In previous work at CAMP, Kent and others had attempted to identify evidence of Earth’s magnetic field, which is generated by the motion of molten iron in Earth’s core and protects the planet from cosmic radiation and solar activity. The field is constantly in flux, with its strength waxing and waning over time. That can cause the magnetic poles to shift and even flip positions.

Complete reversal of the poles are random and are generally believed to occur over a period of hundreds to thousands of years. When lavas solidify, they often preserve an imprint of the field at that time. Because the magnetic pole is not aligned with the Earth’s axis, magnetic particles in eruptions that solidified within decades of each other will point in the same direction.

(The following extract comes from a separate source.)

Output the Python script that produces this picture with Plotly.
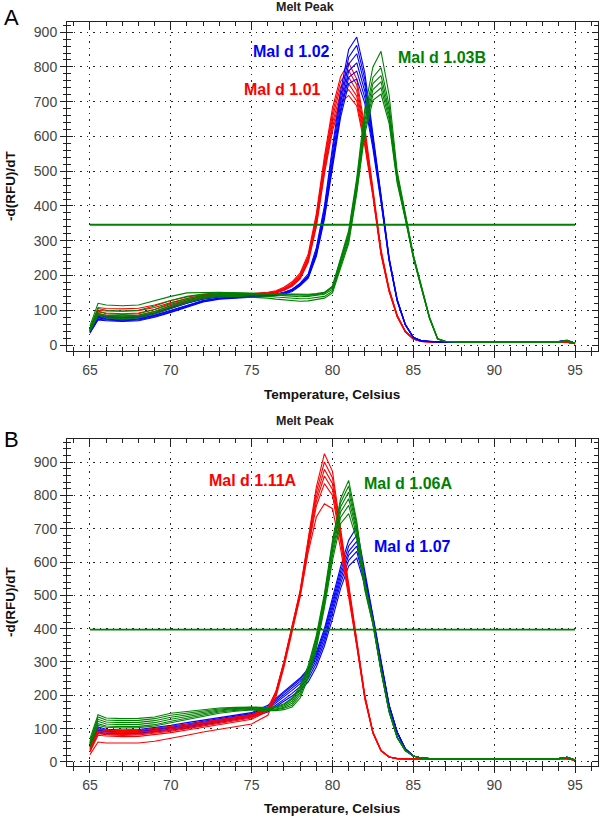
import plotly.graph_objects as go

# ---------------- data ----------------
TEMP = [65, 65.5, 66, 67, 68, 69, 70, 71, 72, 73, 74, 75, 76, 76.5, 77, 77.5, 78, 78.5,
        79, 79.5, 80, 80.5, 81, 81.5, 82, 82.5, 83, 83.5, 84, 84.5, 85, 85.5, 86, 86.5,
        87, 88, 90, 92, 94, 94.5, 95]

# Panel A -- Mal d 1.01 (red)
A_MAL_D_101 = [
    [48,108,105,104,106,115,128,138,145,148,148,148,152,156,166,182,207,262,378,542,682,772,812,765,625,455,275,162,86,40,18,11,9,8,8,8,8,8,8,8,4],
    [44,100,98,97,99,108,122,134,142,146,147,147,150,154,163,178,202,255,368,530,668,758,790,748,612,448,270,160,85,40,18,11,9,8,8,8,8,8,8,8,4],
    [42,95,92,90,92,102,117,130,140,145,146,146,149,153,161,175,198,250,360,520,655,742,770,732,602,442,268,158,84,39,17,10,9,8,8,8,8,8,8,8,4],
    [40,90,86,84,86,96,112,127,138,143,145,145,148,152,160,173,195,246,352,510,640,725,752,716,592,438,265,157,83,39,17,10,9,8,8,8,8,8,8,8,4],
    [38,86,82,80,82,92,108,124,136,142,144,144,147,151,158,171,192,242,346,500,628,710,735,702,582,432,262,155,82,38,17,10,9,8,8,8,8,8,8,8,4],
    [36,82,80,78,80,90,105,121,134,141,143,143,146,150,157,169,190,238,340,492,616,697,718,688,572,426,260,154,81,38,17,10,9,8,8,8,8,8,8,8,4],
]
# Panel A -- Mal d 1.02 (blue)
A_MAL_D_102 = [
    [40,80,76,74,76,86,100,115,128,135,138,140,142,145,150,160,178,205,280,400,570,730,850,886,782,612,432,252,132,60,22,12,10,9,9,9,9,9,10,14,6],
    [38,78,74,72,74,84,98,113,127,134,137,139,141,144,149,158,175,200,272,390,555,712,828,862,765,602,428,250,130,60,22,12,10,9,9,9,9,9,10,12,6],
    [42,82,79,77,79,90,105,120,132,138,140,141,143,146,151,160,176,198,266,380,540,695,808,838,748,594,424,248,130,60,22,12,10,9,9,9,9,9,10,12,6],
    [36,74,72,70,72,82,96,111,125,133,136,138,140,143,148,156,172,195,260,370,525,678,788,812,730,585,420,246,128,58,22,12,10,9,9,9,9,9,10,12,6],
    [40,84,82,80,82,92,108,122,133,139,141,142,144,147,152,160,175,196,262,372,520,668,770,788,712,575,415,244,128,58,22,12,10,9,9,9,9,9,10,12,6],
    [34,72,70,68,70,80,94,110,124,132,135,137,139,142,146,154,170,192,255,362,510,655,752,765,695,565,410,242,126,58,21,12,10,9,9,9,9,9,10,12,6],
]
# Panel A -- Mal d 1.03B (green)
A_MAL_D_103B = [
    [55,120,115,113,115,128,140,150,152,152,150,148,146,145,144,143,142,143,145,150,170,250,330,480,680,800,845,720,500,380,260,170,80,18,10,9,9,9,9,12,6],
    [50,105,100,98,100,112,128,140,147,150,150,149,148,147,146,145,145,146,148,152,168,245,322,470,660,770,798,690,490,375,258,168,80,18,10,9,9,9,9,12,6],
    [48,98,90,88,90,102,120,134,143,147,148,148,147,146,145,144,143,144,146,150,165,240,315,460,645,752,775,675,484,372,256,166,78,18,10,9,9,9,9,12,6],
    [45,92,85,83,85,97,114,130,140,145,146,146,145,144,142,140,139,140,142,146,160,235,308,452,632,735,757,662,478,368,254,165,78,18,10,9,9,9,9,12,6],
    [42,88,82,80,82,93,110,126,137,142,143,142,140,138,136,134,133,134,136,140,155,228,300,444,620,720,740,650,472,365,252,164,77,17,10,9,9,9,9,12,6],
    [40,85,78,76,78,90,106,122,134,139,140,138,135,132,130,128,126,127,130,135,150,222,292,436,608,704,722,638,466,362,250,162,76,17,10,9,9,9,9,12,6],
]
A_THRESHOLD = 346

# Panel B -- Mal d 1.11A (red)
B_MAL_D_111A = [
    [42,98,95,94,95,100,106,113,120,127,134,142,162,212,302,405,515,670,825,925,872,700,530,370,200,90,35,15,10,9,9,9,9,9,9,9,9,9,9,10,5],
    [38,92,90,88,89,94,100,108,116,124,131,139,160,210,300,402,512,665,810,900,852,690,524,366,198,89,35,15,10,9,9,9,9,9,9,9,9,9,9,10,5],
    [35,88,85,83,84,89,96,104,112,120,128,136,158,208,298,400,508,658,795,878,835,680,518,362,196,88,34,15,10,9,9,9,9,9,9,9,9,9,9,10,5],
    [34,85,82,80,81,86,92,100,108,116,124,132,155,205,295,397,505,650,782,858,818,672,512,358,194,88,34,15,10,9,9,9,9,9,9,9,9,9,9,10,5],
    [30,80,78,76,77,82,88,96,104,112,120,128,152,202,292,394,500,642,768,835,800,662,506,354,192,87,34,15,10,9,9,9,9,9,9,9,9,9,9,10,5],
    [22,60,57,56,57,62,70,80,90,98,106,114,140,195,285,390,495,630,735,775,760,640,495,348,188,86,33,15,10,9,9,9,9,9,9,9,9,9,9,10,5],
]
# Panel B -- Mal d 1.06A (green)
B_MAL_D_106A = [
    [70,142,132,130,131,135,146,152,158,162,164,165,163,166,175,192,228,290,380,505,665,790,845,722,540,422,280,155,75,35,18,12,10,10,10,10,10,10,10,14,6],
    [62,135,126,124,125,130,140,147,154,159,162,164,162,164,172,188,222,282,372,498,655,778,828,712,535,420,278,154,75,35,18,12,10,10,10,10,10,10,10,14,6],
    [58,128,120,118,119,124,134,142,150,156,160,162,160,162,168,182,215,275,365,490,645,765,810,702,530,418,276,153,74,35,18,12,10,10,10,10,10,10,10,14,6],
    [55,122,114,112,113,118,128,137,146,153,158,160,158,159,164,176,208,268,356,482,632,750,790,692,525,416,275,152,74,34,18,12,10,10,10,10,10,10,10,14,6],
    [50,115,108,106,107,112,122,132,142,150,155,158,156,157,161,170,200,260,348,472,620,734,770,680,520,414,273,151,73,34,18,12,10,10,10,10,10,10,10,14,6],
    [45,110,104,102,103,108,118,128,138,146,152,156,154,154,157,165,192,252,340,462,605,715,745,668,515,412,272,150,73,34,18,12,10,10,10,10,10,10,10,14,6],
]
# Panel B -- Mal d 1.07 (blue)
B_MAL_D_107 = [
    [58,105,98,96,97,103,110,118,126,134,140,148,170,192,212,232,252,280,330,400,490,585,665,705,572,442,302,172,90,40,18,12,10,10,10,10,10,10,10,14,6],
    [55,100,95,93,94,100,106,114,122,130,137,145,166,188,208,228,248,275,322,392,480,572,648,680,560,436,300,170,90,40,18,12,10,10,10,10,10,10,10,14,6],
    [52,96,92,90,91,97,103,111,119,127,134,142,162,182,202,222,242,268,315,383,470,560,632,662,552,432,298,170,89,40,18,12,10,10,10,10,10,10,10,14,6],
    [50,94,90,88,89,95,100,108,116,124,132,140,158,176,196,215,235,260,306,372,458,548,620,648,545,428,296,168,89,39,18,12,10,10,10,10,10,10,10,14,6],
    [48,90,86,85,86,92,98,106,114,122,130,138,154,170,188,206,226,250,296,360,445,535,605,632,538,424,294,168,88,39,18,12,10,10,10,10,10,10,10,14,6],
    [45,88,84,83,84,90,95,103,111,119,127,135,150,165,182,198,216,240,285,348,430,520,588,612,530,420,292,166,88,39,18,12,10,10,10,10,10,10,10,14,6],
]
B_THRESHOLD = 397
THRESHOLD_SPAN = [65, 95]

RED, BLUE, GREEN = "#ff0000", "#0000ff", "#008000"

# ---------------- figure ----------------
fig = go.Figure()

def add_group(curves, color, xa, ya):
    for c in curves:
        fig.add_trace(go.Scatter(x=TEMP, y=c, mode="lines", line=dict(color=color, width=1.1),
                                 xaxis=xa, yaxis=ya, showlegend=False, hoverinfo="skip"))

add_group(A_MAL_D_101, RED, "x", "y")
add_group(A_MAL_D_102, BLUE, "x", "y")
add_group(A_MAL_D_103B, GREEN, "x", "y")
fig.add_trace(go.Scatter(x=THRESHOLD_SPAN, y=[A_THRESHOLD] * 2, mode="lines",
                         line=dict(color=GREEN, width=1.8), xaxis="x", yaxis="y",
                         showlegend=False, hoverinfo="skip"))

add_group(B_MAL_D_107, BLUE, "x2", "y2")
add_group(B_MAL_D_111A, RED, "x2", "y2")
add_group(B_MAL_D_106A, GREEN, "x2", "y2")
fig.add_trace(go.Scatter(x=THRESHOLD_SPAN, y=[B_THRESHOLD] * 2, mode="lines",
                         line=dict(color=GREEN, width=1.8), xaxis="x2", yaxis="y2",
                         showlegend=False, hoverinfo="skip"))

# empty traces so overlay tick axes are instantiated
fig.add_trace(go.Scatter(x=[], y=[], xaxis="x3", yaxis="y3", showlegend=False))
fig.add_trace(go.Scatter(x=[], y=[], xaxis="x4", yaxis="y4", showlegend=False))

W, H = 600, 823

def px_x(p):
    return p / W

def px_y(p):
    return 1 - p / H

XDOM = [px_x(67), px_x(598)]
TOP_DOM = [px_y(353), px_y(22)]
BOT_DOM = [px_y(770), px_y(441)]
XR = [63.58, 96.42]
YR_A = [-18, 929.6]
YR_B = [-12.8, 969.5]

AX = "#222222"
GRID_DASH = "1.5px,5px"
TICKFONT = dict(family="Liberation Sans, Arial, sans-serif", size=14, color="#444444")

def main_x(dom_anchor):
    return dict(domain=XDOM, range=XR, anchor=dom_anchor, tick0=65, dtick=5,
                ticks="outside", ticklen=6, tickcolor=AX, showline=True, linecolor=AX,
                linewidth=1, mirror=True, showgrid=True, gridcolor="#222222",
                griddash=GRID_DASH, gridwidth=1, zeroline=False, tickfont=TICKFONT,
                minor=dict(dtick=1, ticks="outside", ticklen=4, tickcolor=AX, showgrid=False),
                fixedrange=True)

def main_y(dom, rng, anchor):
    return dict(domain=dom, range=rng, anchor=anchor, tick0=0, dtick=100,
                ticks="outside", ticklen=6, tickcolor=AX, showline=True, linecolor=AX,
                linewidth=1, mirror=True, showgrid=True, gridcolor="#222222",
                griddash=GRID_DASH, gridwidth=1, zeroline=False, tickfont=TICKFONT,
                minor=dict(dtick=20, ticks="outside", ticklen=3, tickcolor=AX, showgrid=False),
                fixedrange=True)

def over_x(base, anchor):
    return dict(overlaying=base, anchor=anchor, range=XR, tick0=65, dtick=5,
                ticks="inside", ticklen=6, tickcolor=AX, showline=True, linecolor=AX,
                mirror="ticks", showticklabels=False, showgrid=False, zeroline=False,
                minor=dict(dtick=1, ticks="inside", ticklen=4, tickcolor=AX, showgrid=False),
                fixedrange=True)

def over_y(base, rng, anchor):
    return dict(overlaying=base, anchor=anchor, range=rng, tick0=0, dtick=100, side="left",
                ticks="inside", ticklen=6, tickcolor=AX, showline=True, linecolor=AX,
                mirror="ticks", showticklabels=False, showgrid=False, zeroline=False,
                minor=dict(dtick=20, ticks="inside", ticklen=4, tickcolor=AX, showgrid=False),
                fixedrange=True)

LBL = "Liberation Sans, Arial, sans-serif"
annotations = []

def ann(text, x, y, size, color, angle=0, bold=True, xanchor="center"):
    annotations.append(dict(text=("<b>%s</b>" % text) if bold else text, x=px_x(x), y=px_y(y),
                            xref="paper", yref="paper", showarrow=False, textangle=angle,
                            xanchor=xanchor, yanchor="middle",
                            font=dict(family=LBL, size=size, color=color)))

# panel A texts
ann("A", 11, 18, 22, "#000000", bold=False)
ann("Melt Peak", 305, 7, 12.5, "#222222")
ann("Temperature, Celsius", 332, 396, 13.5, "#111111")
ann("-d(RFU)/dT", 10, 187, 13.5, "#111111", angle=-90)
ann("Mal d 1.02", 291, 52, 16, BLUE)
ann("Mal d 1.01", 282, 90, 16, RED)
ann("Mal d 1.03B", 442, 58, 16, GREEN)

# panel B texts
ann("B", 11, 442, 22, "#000000", bold=False)
ann("Melt Peak", 305, 423, 12.5, "#222222")
ann("Temperature, Celsius", 332, 812, 13.5, "#111111")
ann("-d(RFU)/dT", 10, 605, 13.5, "#111111", angle=-90)
ann("Mal d 1.11A", 253, 483, 16, RED)
ann("Mal d 1.06A", 408, 486, 16, GREEN)
ann("Mal d 1.07", 412, 549, 16, BLUE)

fig.update_layout(
    width=W, height=H, margin=dict(l=0, r=0, t=0, b=0),
    paper_bgcolor="#ffffff", plot_bgcolor="#ffffff",
    xaxis=main_x("y"), yaxis=main_y(TOP_DOM, YR_A, "x"),
    xaxis2=main_x("y2"), yaxis2=main_y(BOT_DOM, YR_B, "x2"),
    xaxis3=over_x("x", "y"), yaxis3=over_y("y", YR_A, "x"),
    xaxis4=over_x("x2", "y2"), yaxis4=over_y("y2", YR_B, "x2"),
    annotations=annotations, showlegend=False,
)

fig.write_html("out.html", config={"displayModeBar": False},
               post_script="document.body.style.margin='0px';document.body.style.overflow='hidden';")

Those that solidify within thousands of years will point in different directions.

Sandstones line the shoreline of Nova Scotia’s Bay of Fundy. The new study used data from the region, which is in the North American part of the CAMP lava flows.
Sandstones line the shoreline of Nova Scotia’s Bay of Fundy. The new study used data from the region, which is in the North American part of the CAMP lava flows. (Getty Images/iStock)

Kent found that there was a consistent reversal of polarity in rock sediments located just below the initial CAMP eruptions. Back then, it was assumed that the massive deposits must have formed over millions of years.

But recently, using data from those layers of rock in the mountains of Morocco, in Nova Scotia’s Bay of Fundy, and New Jersey’s Newark Basin, the new study’s authors identified five eruptive lava eruptions spread out over approximately 40,000 years. They determined that these rocks had magnetic particles that are aligned in a single direction, indicating that the eruptions had emerged in less than a century before the magnetic pole could drift.

“Small events spread out over [tens of thousands of years] produce much less of an effect than the same total volume of volcanism concentrated in less than a century. The overarching implication being that the CAMP lavas represent extraordinarily concentrated events,” study co-author Paul Olsen, a paleontologist at Lamont-Doherty, said.